Thanks. This assertion is left over from when there was tighter synchronization. I guess there are not so many scenarios where we frequently allocate unmanaged pages from VM_FREEPOOL_DEFAULT, so this went unnoticed in stress testing.

This revision is now accepted and ready to land.Feb 10 2021, 1:36 AM
rlibby added inline comments.
sys/vm/vm_page.c
3547–3550

I think the assert would be valid here in vm_pqbatch_process_page()? Since here we know that we are (or were just) on a page queue, and we hold the pagequeue lock, and at least in vm_page_alloc_domain_after() we do the vm_page_dequeue() first and the assignment of oflags after that.

(Incidentally I think this assert here is also a little messed up, although harmless. The first condition is always true because we just established above that old.queue == queue, and we asserted at the top that queue < PQ_COUNT and we could _Static_assert(PQ_COUNT < PQ_NONE, ...).)

sys/vm/vm_page.c
3547–3550

I agree with both of these statements.

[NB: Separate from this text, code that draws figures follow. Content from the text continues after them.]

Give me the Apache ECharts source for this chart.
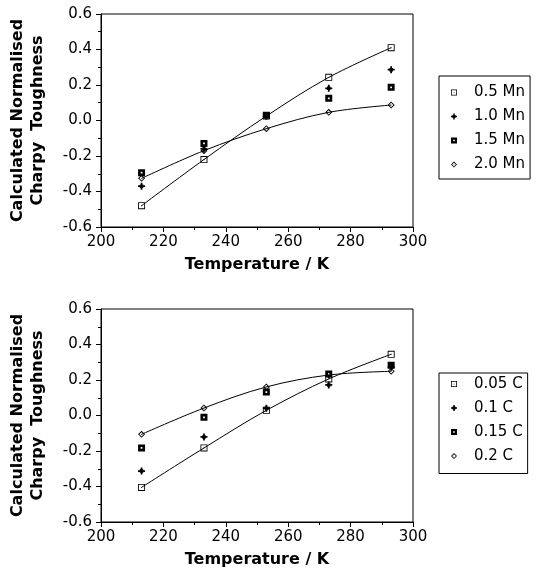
<!DOCTYPE html>
<html><head><meta charset="utf-8">
<script src="https://cdn.jsdelivr.net/npm/echarts@6/dist/echarts.min.js"></script>
<style>html,body{margin:0;padding:0;background:#fff}#c{width:543px;height:574px}</style>
</head><body><div id="c"></div>
<script>
// Data
const temps = [213, 233, 253, 273, 293];
const xTicks = [200, 220, 240, 260, 280, 300];
const yTicks = [-0.6, -0.4, -0.2, 0.0, 0.2, 0.4, 0.6];

const mnNames = ['0.5 Mn', '1.0 Mn', '1.5 Mn', '2.0 Mn'];
const mn05 = [-0.48, -0.22, 0.025, 0.243, 0.41];
const mn10 = [-0.37, -0.16, 0.024, 0.181, 0.286];
const mn15 = [-0.294, -0.129, 0.03, 0.125, 0.187];
const mn20 = [-0.326, -0.17, -0.046, 0.046, 0.087];

const cNames = ['0.05 C', '0.1 C', '0.15 C', '0.2 C'];
const c005 = [-0.405, -0.183, 0.029, 0.206, 0.345];
const c01 = [-0.313, -0.121, 0.041, 0.172, 0.272];
const c015 = [-0.183, -0.01, 0.132, 0.234, 0.283];
const c02 = [-0.106, 0.042, 0.161, 0.228, 0.249];

// Symbols
const symOpenSq = 'path://M0 0H8V8H0Z M1 1V7H7V1Z M3.5 3.5H4.5V4.5H3.5Z';
const symPlus = 'path://M3 0H5V2H6V3H8V5H6V6H5V8H3V6H2V5H0V3H2V2H3Z';
const symFillSq = 'path://M0 0H8V8H0Z M3 3V5H5V3Z';
const symDiamond = 'path://M4 0L8 4L4 8L0 4Z M4 1.5L1.5 4L4 6.5L6.5 4Z M3.6 3.6H4.4V4.4H3.6Z';
const syms = [symOpenSq, symPlus, symFillSq, symDiamond];

const pair = arr => arr.map((v, i) => [temps[i], v]);

const fontTick = {fontFamily: 'DejaVu Sans', fontSize: 15, color: '#000'};
const fontTitle = {fontFamily: 'DejaVu Sans', fontSize: 16, fontWeight: 'bold', color: '#000'};

function xAxis(gi) {
  return {
    type: 'value', gridIndex: gi, min: 200, max: 300, interval: 20,
    axisLine: {show: true, onZero: false, lineStyle: {color: '#000', width: 1}},
    axisTick: {show: true, inside: false, length: 5, lineStyle: {color: '#000'}},
    minorTick: {show: true, splitNumber: 2, length: 3, lineStyle: {color: '#000'}},
    splitLine: {show: false},
    axisLabel: Object.assign({margin: 8}, fontTick),
    name: 'Temperature / K', nameLocation: 'middle', nameGap: 30,
    nameTextStyle: fontTitle
  };
}
function yAxis(gi) {
  return {
    type: 'value', gridIndex: gi, min: -0.6, max: 0.6, interval: 0.2,
    axisLine: {show: true, onZero: false, lineStyle: {color: '#000', width: 1}},
    axisTick: {show: true, inside: false, length: 5, lineStyle: {color: '#000'}},
    minorTick: {show: true, splitNumber: 2, length: 3, lineStyle: {color: '#000'}},
    splitLine: {show: false},
    axisLabel: Object.assign({margin: 9, formatter: v => (Math.abs(v) < 1e-9 ? '0.0' : v.toFixed(1))}, fontTick),
    name: 'Calculated Normalised\nCharpy  Toughness', nameLocation: 'middle', nameGap: 53,
    nameTextStyle: Object.assign({lineHeight: 20, align: 'center'}, fontTitle)
  };
}

function makeSeries(names, arrs, gi, lined) {
  return names.map((n, i) => ({
    name: n, type: 'line', xAxisIndex: gi, yAxisIndex: gi,
    data: pair(arrs[i]),
    symbol: syms[i], symbolSize: 7,
    itemStyle: {color: '#000', borderWidth: 0},
    lineStyle: {color: '#000', width: 1, opacity: lined[i] ? 1 : 0},
    smooth: 0.35,
    silent: true, animation: false
  }));
}

const series = [].concat(
  makeSeries(mnNames, [mn05, mn10, mn15, mn20], 0, [true, false, false, true]),
  makeSeries(cNames, [c005, c01, c015, c02], 1, [true, false, false, true])
);

const legendBase = {
  orient: 'vertical', left: 439, itemWidth: 6, itemHeight: 6, itemGap: 9,
  borderColor: '#000', borderWidth: 1, borderRadius: 0,
  textStyle: {fontFamily: 'DejaVu Sans', fontSize: 15, color: '#000', lineHeight: 15, padding: [0, 0, 0, 12]},
  inactiveColor: '#000', selectedMode: false
};

const option = {
  backgroundColor: '#fff',
  animation: false,
  grid: [
    {left: 100, top: 14, width: 313, height: 213, show: true, borderColor: '#000', borderWidth: 1, backgroundColor: 'transparent'},
    {left: 100, top: 309, width: 313, height: 213, show: true, borderColor: '#000', borderWidth: 1, backgroundColor: 'transparent'}
  ],
  xAxis: [xAxis(0), xAxis(1)],
  yAxis: [yAxis(0), yAxis(1)],
  legend: [
    Object.assign({}, legendBase, {top: 76, padding: [9, 5, 7, 12],
      data: mnNames.map((n, i) => ({name: n, icon: syms[i]}))}),
    Object.assign({}, legendBase, {top: 373, padding: [3.5, 5, 10, 12],
      data: cNames.map((n, i) => ({name: n, icon: syms[i]}))})
  ],
  series: series
};

const chart = echarts.init(document.getElementById('c'), null, {renderer: 'canvas'});
chart.setOption(option);
</script>
</body></html>
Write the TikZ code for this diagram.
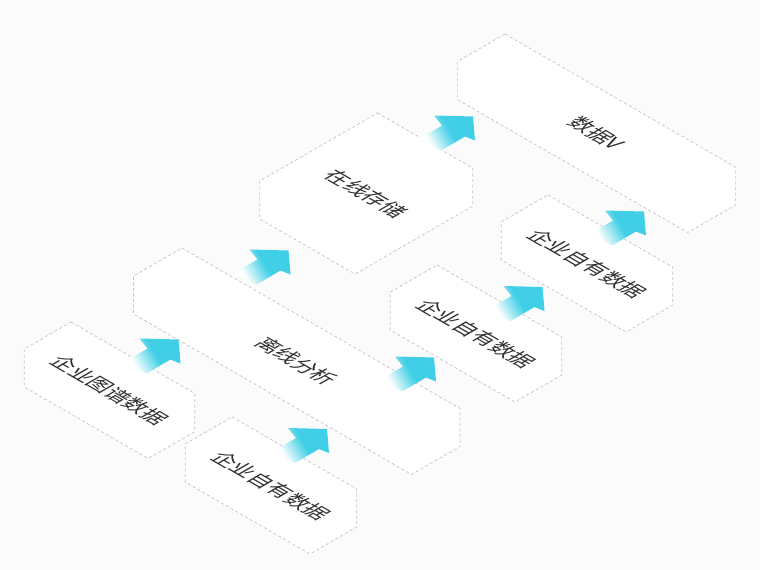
\documentclass[tikz,border=0pt]{standalone}
\usepackage{fontspec}
\usepackage{tikz}
\usetikzlibrary{calc}
\newfontfamily\cjk{Noto Sans CJK SC}
\definecolor{gxbg}{HTML}{FBFBFB}
\definecolor{gxline}{HTML}{C4C4C4}
\definecolor{gxtext}{HTML}{2E2E2E}
\definecolor{gxcyan}{HTML}{40CFE6}
\pgfdeclarehorizontalshading{gxfade}{100bp}{color(0bp)=(white); color(30bp)=(white); color(54bp)=(gxcyan); color(100bp)=(gxcyan)}

% isometric slab: name, top x, top y, length, width, label
\newcommand{\isotile}[6]{%
  \begin{scope}[shift={(#2,#3)}, x={(0.866pt,-0.5pt)}, y={(-0.866pt,-0.5pt)}]
    \draw[tile] (0,0) -- (#4,0) -- ++(0pt,-38pt) -- ++(0,#5) -- ++(-#4,0) -- (0,#5) -- cycle;
    \node[lbl] (#1) at ($(#4/2,#5/2)+(0pt,-19pt)$) {#6};
  \end{scope}}
% flat arrow lying on the floor, tip at (x,y)
\newcommand{\isoarrow}[2]{%
  \shade[arr] (#1,#2) -- ++(2,24) -- ++(-10,-4) -- ++(-24,14) -- ++(-23,-11) -- ++(24,-14) -- ++(-8,-10) -- cycle;}

\begin{document}
\begin{tikzpicture}[
  x=1pt, y=-1pt,
  tile/.style={draw=gxline, fill=white, line width=0.7pt, dash pattern=on 3pt off 2.5pt},
  lbl/.style={inner sep=0pt, text=gxtext, font=\cjk\fontsize{21}{25}\selectfont, cm={0.866,-0.5,0.866,0.5,(0,0)}},
  arr/.style={shading=gxfade, shading angle=30}
]
\fill[gxbg] (0,0) rectangle (760,570);
\useasboundingbox (0,0) rectangle (760,570);
% back row first
\isotile{sv}{505}{34}{266}{55}{数据V}
\isotile{zx}{377.5}{113}{110}{136}{在线存储}
\isotile{zy3}{548}{195}{144}{54}{企业自有数据}
\isotile{zy2}{437}{265}{144}{54}{企业自有数据}
\isotile{lx}{182}{248}{321}{56}{离线分析}
\isotile{tp}{71}{322}{143}{54}{企业图谱数据}
\isotile{zy1}{232}{417}{144}{54}{企业自有数据}
% arrows
\isoarrow{178.5}{339.5}
\isoarrow{288.5}{250.5}
\isoarrow{473}{116.5}
\isoarrow{327}{429}
\isoarrow{434}{357.5}
\isoarrow{542.5}{287}
\isoarrow{644}{211.5}
\end{tikzpicture}
\end{document}
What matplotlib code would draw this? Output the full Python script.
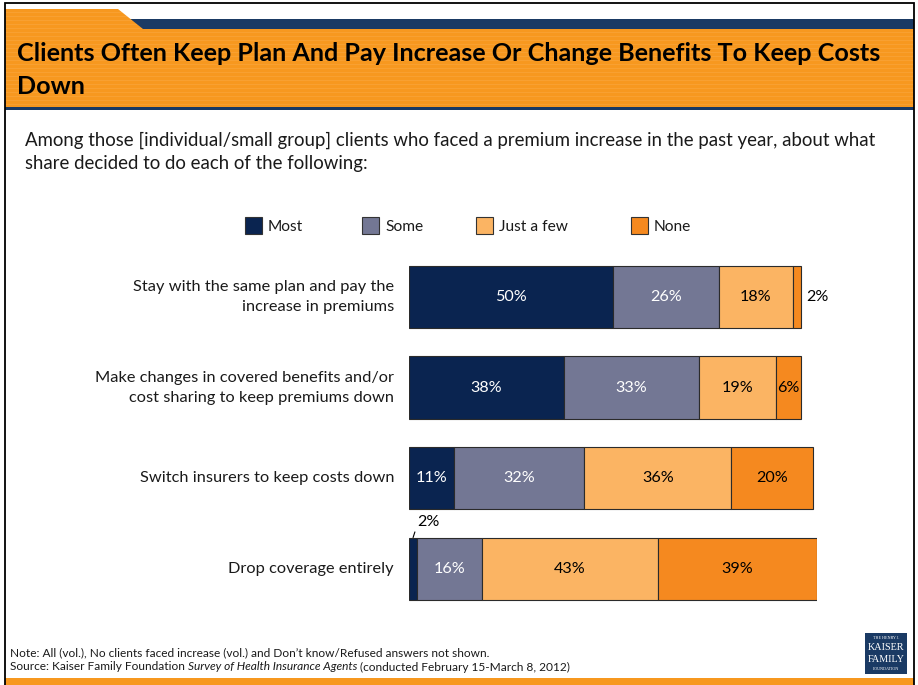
import matplotlib
matplotlib.use("Agg")
import matplotlib.pyplot as plt
from matplotlib.patches import Rectangle, Polygon

plt.rcParams['font.family'] = ['Lato', 'DejaVu Sans']

categories = [
    "Stay with the same plan and pay the\nincrease in premiums",
    "Make changes in covered benefits and/or\ncost sharing to keep premiums down",
    "Switch insurers to keep costs down",
    "Drop coverage entirely",
]
series_names = ["Most", "Some", "Just a few", "None"]
most = [50, 38, 11, 2]
some = [26, 33, 32, 16]
just_a_few = [18, 19, 36, 43]
none = [2, 6, 20, 39]
series_values = [most, some, just_a_few, none]
series_colors = ["#0a2450", "#737794", "#fbb463", "#f5891f"]
label_colors = ["white", "white", "black", "black"]

title = "Clients Often Keep Plan And Pay Increase Or Change Benefits To Keep Costs\nDown"
subtitle = ("Among those [individual/small group] clients who faced a premium increase in the past year, about what\n"
            "share decided to do each of the following:")

W, H = 918, 685
RIGHT = 914
fig = plt.figure(figsize=(W / 100, H / 100), dpi=100)

# Page furniture drawn in pixel coordinates
bg = fig.add_axes([0, 0, 1, 1])
bg.set_xlim(0, W)
bg.set_ylim(H, 0)
bg.axis("off")

header_orange = "#f7981f"
navy = "#1a3a64"
bg.add_patch(Rectangle((120, 19), RIGHT - 120, 10, facecolor=navy, edgecolor="none"))
bg.add_patch(Polygon([(5, 9), (118, 9), (143, 29), (143, 107), (5, 107)],
                     closed=True, facecolor=header_orange, edgecolor="none"))
bg.add_patch(Rectangle((5, 29), RIGHT - 5, 78, facecolor=header_orange, edgecolor="none"))
for yy in range(12, 106, 4):
    x0 = 5
    x1 = RIGHT if yy >= 29 else 118 + (143 - 118) * (yy - 9) / 20
    bg.add_patch(Rectangle((x0, yy), x1 - x0, 1.2, facecolor="#fbab48", edgecolor="none", alpha=0.45))
bg.add_patch(Rectangle((5, 107), RIGHT - 5, 3, facecolor=navy, edgecolor="none"))
bg.add_patch(Rectangle((5, 678), RIGHT - 5, 7, facecolor=header_orange, edgecolor="none"))
bg.plot([5, 5, RIGHT, RIGHT], [685, 3, 3, 685], color="black", lw=1.3, solid_joinstyle="miter")

bg.text(17, 70, title, fontsize=18.1, fontweight="bold", color="black",
        va="center", ha="left", linespacing=1.55)
bg.text(25, 152, subtitle, fontsize=13.4, color="#1a1a1a", va="center", ha="left",
        linespacing=1.45)

# Legend
legend_x = [245, 362, 476, 631]
for name, color, lx in zip(series_names, series_colors, legend_x):
    bg.add_patch(Rectangle((lx, 217), 17, 17, facecolor=color, edgecolor="#333333", lw=0.8))
    bg.text(lx + 23, 226.5, name, fontsize=11.2, va="center", ha="left", color="#1a1a1a")

# Footer
fs_foot = 8.55
bg.text(10, 653, "Note: All (vol.), No clients faced increase (vol.) and Don\u2019t know/Refused answers not shown.",
        fontsize=fs_foot, va="center", ha="left", color="#1a1a1a")
src = bg.text(10, 667, "Source: Kaiser Family Foundation ", fontsize=fs_foot, va="center", ha="left", color="#1a1a1a")
fig.canvas.draw()
r = fig.canvas.get_renderer()
bb = src.get_window_extent(r)
it = bg.annotate("Survey of Health Insurance Agents", xy=(bb.x1, H - 667), xycoords="figure pixels",
                 fontsize=fs_foot, style="italic", va="center", ha="left", color="#1a1a1a")
bb2 = it.get_window_extent(r)
bg.annotate(" (conducted February 15-March 8, 2012)", xy=(bb2.x1, H - 667), xycoords="figure pixels",
            fontsize=fs_foot, va="center", ha="left", color="#1a1a1a")

# Logo
bg.add_patch(Rectangle((865, 633), 42, 41, facecolor=navy, edgecolor="none"))
bg.text(886, 638, "THE HENRY J.", fontsize=3.0, color="white", ha="center", va="center", family="Liberation Serif")
bg.text(886, 647, "KAISER", fontsize=7.3, color="white", ha="center", va="center", family="Liberation Serif")
bg.text(886, 659, "FAMILY", fontsize=7.3, color="white", ha="center", va="center", family="Liberation Serif")
bg.text(886, 669, "FOUNDATION", fontsize=3.0, color="white", ha="center", va="center", family="Liberation Serif")

# Chart axes
ax_left, ax_right = 409, 817
ax_top, ax_bottom = 251.7, 614.1
ax = fig.add_axes([ax_left / W, (H - ax_bottom) / H, (ax_right - ax_left) / W, (ax_bottom - ax_top) / H])
ax.set_xlim(0, 100)
ax.set_ylim(3.5, -0.5)
ax.axis("off")
ax.patch.set_alpha(0)

ypos = list(range(len(categories)))
bar_h = 0.69
left = [0] * len(categories)
for vals, color, tcolor in zip(series_values, series_colors, label_colors):
    ax.barh(ypos, vals, left=left, height=bar_h, color=color, edgecolor="#2b2b2b", linewidth=0.8)
    for i, v in enumerate(vals):
        if v >= 5:
            ax.text(left[i] + v / 2, ypos[i], f"{v}%", ha="center", va="center",
                    fontsize=11.6, color=tcolor)
    left = [l + v for l, v in zip(left, vals)]

# Small segments labelled outside the bars
ax.text(sum(s[0] for s in series_values) + 1.3, 0, f"{none[0]}%", ha="left", va="center",
        fontsize=11.6, color="black")
ax.annotate(f"{most[3]}%", xy=(most[3] / 2, 3 - bar_h / 2), xytext=(2.0, 3 - bar_h / 2 - 0.17),
            ha="left", va="center", fontsize=11.6, color="black",
            arrowprops=dict(arrowstyle="-", color="black", lw=0.8, shrinkA=0, shrinkB=0,
                            relpos=(0, 0.3)))

# Category labels
for i, c in enumerate(categories):
    bg.text(394, 297 + i * 90.6, c, ha="right", va="center", fontsize=11.8, color="#1a1a1a",
            linespacing=1.55, multialignment="right")

fig.savefig("out.png", dpi=100)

In other words, we should

  • remove this assertion, because it's always true, and
  • assert that the page is managed since at this point the page queue lock ensures that the page will not be allocated as an unmanaged page
This revision now requires review to proceed.Feb 10 2021, 6:43 PM
This revision is now accepted and ready to land.Feb 10 2021, 6:47 PM

Should I commit this? No problem at all if one of you were planning to do it.